The method of motion dominates the geometrical sections of De corpore and it is the source of the putative results with which Hobbes hoped to assert his claim to pre-eminence in geometry. The catalog of these mathematical contributions includes an analysis of parabolic arcs in the style of Galileo (chapter XVI), the quadrature of parabolic segments that builds on Cavalieri’s approach (chapter XVII), a supposed rectification of parabolic arcs (chapter XVIII) and a putative quadrature of the circle (chapter XX). Throughout these chapters Hobbes examines the motions by which geometric magnitudes are generated or transformed – comparing the uniform motion of a point in one direction with its accelerated motion orthogonal to that motion, or examining the “flexion” by which a curved arc can be straightened and compared to a given line (Dunlop 2016; Jesseph 2017).

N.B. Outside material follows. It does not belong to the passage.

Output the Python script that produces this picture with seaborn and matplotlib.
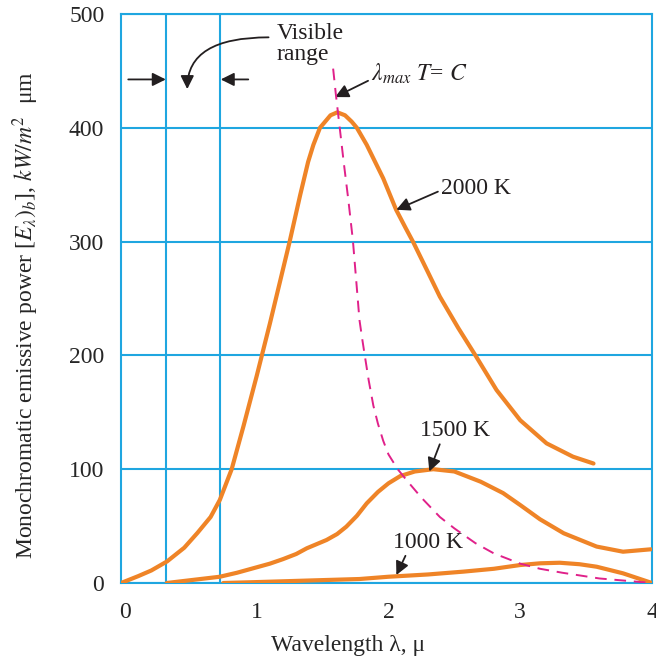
import matplotlib
matplotlib.use('Agg')
import matplotlib.pyplot as plt
import seaborn as sns

# wavelength (micron) vs monochromatic emissive power (kW/m2 um)
x_2000 = [-0.03, 0.1, 0.2, 0.32, 0.45, 0.55, 0.65, 0.72, 0.81, 0.9, 1.0, 1.1, 1.25, 1.33, 1.39,
          1.43, 1.48, 1.52, 1.56, 1.612, 1.67, 1.72, 1.76, 1.835, 1.96, 2.058, 2.13, 2.19, 2.3,
          2.39, 2.53, 2.66, 2.82, 3.0, 3.2, 3.4, 3.556]
y_2000 = [0, 6, 11, 19, 31, 44, 58, 73, 100, 138, 182, 228, 300, 341, 370,
          385, 400, 405.5, 411, 413.6, 411, 405.5, 400, 385, 355.6, 328, 312, 299, 273,
          251.6, 224, 200, 169.6, 143, 122.7, 111, 105]

x_1500 = [0.317, 0.5, 0.72, 0.85, 1.0, 1.1, 1.2, 1.3, 1.38, 1.53, 1.61, 1.68, 1.76, 1.835, 1.92,
          2.0, 2.09, 2.2, 2.34, 2.5, 2.7, 2.87, 3.0, 3.15, 3.33, 3.58, 3.78, 3.99]
y_1500 = [0, 2.5, 5.5, 9, 13.8, 17, 21, 25.5, 30.5, 37.8, 43, 49.5, 59, 70, 80,
          87.6, 94, 98, 100, 98, 89, 79, 68.5, 56, 43.7, 32, 27.5, 29.6]

x_1000 = [0.746, 1.0, 1.4, 1.78, 2.0, 2.3, 2.57, 2.8, 3.0, 3.15, 3.3, 3.45, 3.58, 3.78, 4.0]
y_1000 = [0, 0.8, 2.2, 3.5, 5.5, 7.5, 10, 12.5, 15.8, 17.3, 17.8, 16.5, 14.3, 8.5, 0]

# lambda_max * T = C locus
x_max = [1.58, 1.60, 1.62, 1.66, 1.695, 1.73, 1.78, 1.80, 1.82, 1.85, 1.885, 1.92, 1.96, 2.0,
         2.07, 2.14, 2.25, 2.39, 2.5, 2.66, 2.8, 3.0, 3.15, 3.32, 3.6, 4.0]
y_max = [452, 430, 410, 370, 337, 301, 231, 215, 200, 178, 156, 140, 125, 113,
         100, 90, 75, 58, 48, 35, 26, 17, 12.5, 9, 4, 0]

x_ticks = [0, 1, 2, 3, 4]
y_ticks = [0, 100, 200, 300, 400, 500]
grid_x = [0.31, 0.72, 1, 2, 3]

BLUE = '#1fa6e0'
ORANGE = '#ef8427'
MAGENTA = '#e0218a'
INK = '#231f20'

sns.set_style('white')
plt.rcParams['font.family'] = ['Liberation Serif', 'DejaVu Serif']
plt.rcParams['mathtext.fontset'] = 'stix'

fig = plt.figure(figsize=(6.56, 6.62), dpi=100)
ax = fig.add_axes([121 / 656, 1 - 583 / 662, 531 / 656, 569 / 662])

lw = 3.0
sns.lineplot(x=x_2000, y=y_2000, ax=ax, color=ORANGE, linewidth=lw, sort=False, estimator=None, zorder=3)
sns.lineplot(x=x_1500, y=y_1500, ax=ax, color=ORANGE, linewidth=lw, sort=False, estimator=None, zorder=3)
sns.lineplot(x=x_1000, y=y_1000, ax=ax, color=ORANGE, linewidth=lw, sort=False, estimator=None, zorder=3)
sns.lineplot(x=x_max, y=y_max, ax=ax, color=MAGENTA, linewidth=1.4, sort=False, estimator=None,
             linestyle=(0, (6, 4)), zorder=4)

ax.set_xlim(-0.03, 4)
ax.set_ylim(0, 500)
ax.set_xticks(x_ticks)
ax.set_xticks(grid_x, minor=True)
ax.set_yticks(y_ticks)
ax.tick_params(which='both', length=0)
ax.tick_params(axis='x', pad=14, labelsize=17)
ax.tick_params(axis='y', pad=12, labelsize=17)
ax.grid(True, which='minor', axis='x', color=BLUE, linewidth=1.5)
ax.grid(True, which='major', axis='y', color=BLUE, linewidth=1.5)
ax.grid(False, which='major', axis='x')
for s in ax.spines.values():
    s.set_color(BLUE)
    s.set_linewidth(1.5)

ax.set_xlabel('Wavelength λ, μ', fontsize=17)
ax.xaxis.set_label_coords((348 - 121) / 531, -52 / 569)
ax.set_ylabel(r'Monochromatic emissive power [$E_{\lambda})_{b}$], $kW/m^{2}$  μm', fontsize=17)
ax.yaxis.set_label_coords(-80 / 531, (583 - 315) / 569)

arrow = dict(arrowstyle='-|>', color=INK, lw=1.3, mutation_scale=20, shrinkA=0, shrinkB=0)

# visible range
ax.text(1.15, 474, 'Visible\nrange', fontsize=17, ha='left', va='center', linespacing=1.0, color=INK)
ax.annotate('', xy=(0.473, 434), xytext=(1.09, 479.5),
            arrowprops=dict(arrow, connectionstyle='angle3,angleA=0,angleB=90'))
ax.annotate('', xy=(0.31, 442.5), xytext=(0.025, 442.5), arrowprops=arrow)
ax.annotate('', xy=(0.727, 442.5), xytext=(0.936, 442.5), arrowprops=arrow)

# labels
ax.annotate(r'$\lambda_{max}$ $T$= $C$', xy=(1.595, 427), xytext=(1.87, 447), fontsize=17,
            ha='left', va='center', color=INK, arrowprops=dict(arrow, relpos=(0, 0.3)))
ax.annotate('2000 K', xy=(2.06, 328), xytext=(2.40, 347), fontsize=17,
            ha='left', va='center', color=INK, arrowprops=dict(arrow, relpos=(0, 0.4)))
ax.annotate('1500 K', xy=(2.31, 98), xytext=(2.505, 134), fontsize=17,
            ha='center', va='center', color=INK, arrowprops=dict(arrow, relpos=(0.3, 0)))
ax.annotate('1000 K', xy=(2.06, 7), xytext=(2.30, 36), fontsize=17,
            ha='center', va='center', color=INK, arrowprops=dict(arrow, relpos=(0.2, 0)))

plt.savefig('out.png', dpi=100)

Hobbes portrays his method of motion as a technique of analysis that went beyond what could be attained with the method of indivisibles in the style of Cavalieri or the algebraic procedures of Viète and Descartes. In De corpore XX.6, he appends an interesting account of three styles of analysis to the circle quadrature, contrasting their fitness for determining the equality or inequality of two geometrical quantities. The first method is analysis by motion, because “if to a certain quantity given, it be required to construct another quantity equal, there may be some that will enquire whether this may not be done by means of some motion” (EW I.312). This is Hobbes’s preferred style of analysis, which holds out the prospect of solving any geometric problem because it proceeds by analyzing the causes that produce magnitudes. A second method of analysis arises when “equality and inequality are found out often by the division of the two quantities into parts which are considered as undivisible; as Cavallerius Bonaventura has done in our time” (EW I.313). This is analysis by indivisibles, which Hobbes clearly took to be an acceptable approach, although inferior to the method of motion. The final sort of analysis involves “the consideration of the Powers of lines, or the roots of those Powers, and by the multiplication, division, addition, and subtraction, as also by the extraction of the roots of those Powers” (EW I.313). This is the style of analysis pursued by Viète and other proponents of algebraic techniques. Hobbes held that this style of analysis “though it be esteemed by some Geometricians (not the chiefest) to be the best way of solving all Problemes, yet it is a thing of no great extent” (EW I.314). Hobbes takes the method to be limited because the algebraic manipulation of squares, cubes, roots, and other powers is confined to the consideration of rectangular areas and rectangular solids. From this, he concluded that “in the quantities of angles, and of the arches of Circles, there is no use at all for the Analyticks which proceed by Powers” (EW I.315). Consequently, the analysis by powers can offer no insight into such problems as angular section, arc length determination, or the quadrature of curved surfaces.